I don't frequent these forums as often as I used but I had forgotten how arogant you can be. You are saying by virtue of your age and experience in an american court you opinion is more valid than mine (and presumably that of all the others on this forum). Who's the one making a mockery of debate?

"Now if you want to criticize the Bulgarian courts, go ahead, but don't tell me my opinion is worthless. It's at least based on practice."

I didn't say that so don't read between the lines when there is nothing to read. I said your opinion is no more valid than mine, not that it is worthless. Unless of course you are saying that my opinion is worthless in which case that would make your opinion worthless too.

"As to kowledge of this particular case, I've read the same reports the rest of you have, but I dare think that I'm a little better equipped--through practice--to analyze the cases and see the comparisons therein."

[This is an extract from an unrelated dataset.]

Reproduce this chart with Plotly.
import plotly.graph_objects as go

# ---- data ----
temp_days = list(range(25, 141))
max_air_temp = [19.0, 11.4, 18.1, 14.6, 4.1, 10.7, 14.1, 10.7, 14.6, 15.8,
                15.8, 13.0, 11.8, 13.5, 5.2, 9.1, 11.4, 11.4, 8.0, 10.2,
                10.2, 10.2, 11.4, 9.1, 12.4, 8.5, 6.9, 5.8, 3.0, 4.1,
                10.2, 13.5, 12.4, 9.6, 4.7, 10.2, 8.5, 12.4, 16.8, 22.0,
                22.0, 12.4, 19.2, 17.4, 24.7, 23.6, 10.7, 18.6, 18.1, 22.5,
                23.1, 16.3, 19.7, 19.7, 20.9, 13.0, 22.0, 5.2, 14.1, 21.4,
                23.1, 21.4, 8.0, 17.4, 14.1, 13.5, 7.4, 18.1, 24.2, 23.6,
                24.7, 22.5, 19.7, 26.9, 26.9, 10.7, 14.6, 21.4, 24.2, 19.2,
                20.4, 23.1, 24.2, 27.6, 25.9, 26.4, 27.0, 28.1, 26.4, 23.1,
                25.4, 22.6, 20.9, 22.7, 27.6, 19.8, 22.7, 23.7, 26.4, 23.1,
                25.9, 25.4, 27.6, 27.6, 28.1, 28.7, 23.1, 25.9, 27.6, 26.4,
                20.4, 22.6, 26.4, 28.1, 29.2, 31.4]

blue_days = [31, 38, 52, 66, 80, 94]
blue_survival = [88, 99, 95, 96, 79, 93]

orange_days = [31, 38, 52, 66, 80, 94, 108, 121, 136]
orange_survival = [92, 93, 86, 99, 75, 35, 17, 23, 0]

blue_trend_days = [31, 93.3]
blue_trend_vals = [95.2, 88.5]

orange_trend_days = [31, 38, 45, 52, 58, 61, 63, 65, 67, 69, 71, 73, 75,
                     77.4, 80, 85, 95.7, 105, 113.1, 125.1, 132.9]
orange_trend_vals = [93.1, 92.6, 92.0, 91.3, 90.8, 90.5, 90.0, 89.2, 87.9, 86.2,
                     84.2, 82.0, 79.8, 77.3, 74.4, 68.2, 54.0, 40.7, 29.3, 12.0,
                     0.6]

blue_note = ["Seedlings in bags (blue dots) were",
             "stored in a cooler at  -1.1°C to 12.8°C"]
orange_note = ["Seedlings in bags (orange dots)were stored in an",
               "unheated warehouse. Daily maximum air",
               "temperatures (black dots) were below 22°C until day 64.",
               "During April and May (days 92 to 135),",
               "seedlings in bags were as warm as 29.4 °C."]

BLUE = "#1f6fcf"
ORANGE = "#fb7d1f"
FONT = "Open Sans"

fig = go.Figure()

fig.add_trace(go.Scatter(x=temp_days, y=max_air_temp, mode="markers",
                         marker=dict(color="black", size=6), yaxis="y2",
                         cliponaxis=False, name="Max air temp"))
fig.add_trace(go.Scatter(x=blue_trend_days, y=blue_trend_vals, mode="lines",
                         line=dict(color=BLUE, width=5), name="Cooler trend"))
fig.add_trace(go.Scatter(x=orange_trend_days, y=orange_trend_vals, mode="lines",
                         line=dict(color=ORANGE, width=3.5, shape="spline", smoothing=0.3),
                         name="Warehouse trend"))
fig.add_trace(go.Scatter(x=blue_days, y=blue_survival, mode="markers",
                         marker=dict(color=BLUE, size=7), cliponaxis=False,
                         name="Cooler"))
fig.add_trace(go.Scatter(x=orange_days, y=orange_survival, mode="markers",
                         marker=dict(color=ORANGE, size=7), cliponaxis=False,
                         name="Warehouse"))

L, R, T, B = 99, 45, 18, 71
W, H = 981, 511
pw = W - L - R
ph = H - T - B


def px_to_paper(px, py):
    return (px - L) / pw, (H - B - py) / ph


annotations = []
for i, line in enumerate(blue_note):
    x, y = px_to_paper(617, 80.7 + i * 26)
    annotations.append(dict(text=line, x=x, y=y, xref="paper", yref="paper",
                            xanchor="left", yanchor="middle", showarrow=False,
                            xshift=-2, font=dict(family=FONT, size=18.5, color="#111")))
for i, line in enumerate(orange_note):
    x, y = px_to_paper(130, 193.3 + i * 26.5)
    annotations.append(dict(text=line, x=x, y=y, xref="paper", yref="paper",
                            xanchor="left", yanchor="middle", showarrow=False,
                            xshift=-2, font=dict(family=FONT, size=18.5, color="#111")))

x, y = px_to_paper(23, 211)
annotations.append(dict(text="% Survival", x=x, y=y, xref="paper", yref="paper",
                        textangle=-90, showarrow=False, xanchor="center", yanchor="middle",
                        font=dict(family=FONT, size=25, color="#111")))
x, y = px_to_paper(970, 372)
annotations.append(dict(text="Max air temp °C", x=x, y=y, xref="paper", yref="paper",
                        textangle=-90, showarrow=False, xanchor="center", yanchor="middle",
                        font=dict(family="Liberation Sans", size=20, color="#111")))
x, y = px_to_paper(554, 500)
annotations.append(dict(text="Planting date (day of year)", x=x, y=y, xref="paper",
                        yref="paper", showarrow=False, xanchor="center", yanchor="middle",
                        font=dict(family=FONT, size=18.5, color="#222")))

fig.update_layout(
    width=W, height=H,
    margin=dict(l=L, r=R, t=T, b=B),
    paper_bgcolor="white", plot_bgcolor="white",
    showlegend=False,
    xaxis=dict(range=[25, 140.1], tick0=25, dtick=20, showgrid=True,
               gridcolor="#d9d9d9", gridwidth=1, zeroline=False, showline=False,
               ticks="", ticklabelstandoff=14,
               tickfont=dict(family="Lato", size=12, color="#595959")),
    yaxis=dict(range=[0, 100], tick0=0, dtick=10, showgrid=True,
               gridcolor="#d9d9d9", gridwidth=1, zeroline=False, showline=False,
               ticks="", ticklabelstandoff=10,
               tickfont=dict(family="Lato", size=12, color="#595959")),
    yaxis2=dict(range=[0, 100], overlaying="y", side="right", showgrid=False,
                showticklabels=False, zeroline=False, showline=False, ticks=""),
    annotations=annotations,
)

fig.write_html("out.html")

You're the one who brought up the Shields case. No on else even mentioned it. And, no I don't think your better equipped to analyse what you read in the media. If you had the court proceedings in front of you, were fluent in Bulgarian and had actually sat in a BG court then that would be true. But you haven't, so it is not. It is very arogant to presuppose you are more qualified to ananlyse stuff than others.

"Most of the complaining I see seems to stem from a lack of respect--for lack of a better word--for the Bulgarian judicial system, and I'm not in a position to assess that."

Exactly. That is what most of us are arguing about. The quality of BG justice. And it's not just a few novinite layabouts slamming it. It is the EU and pretty much every NGO in BG. I suppose your opinion is more valid than theirs?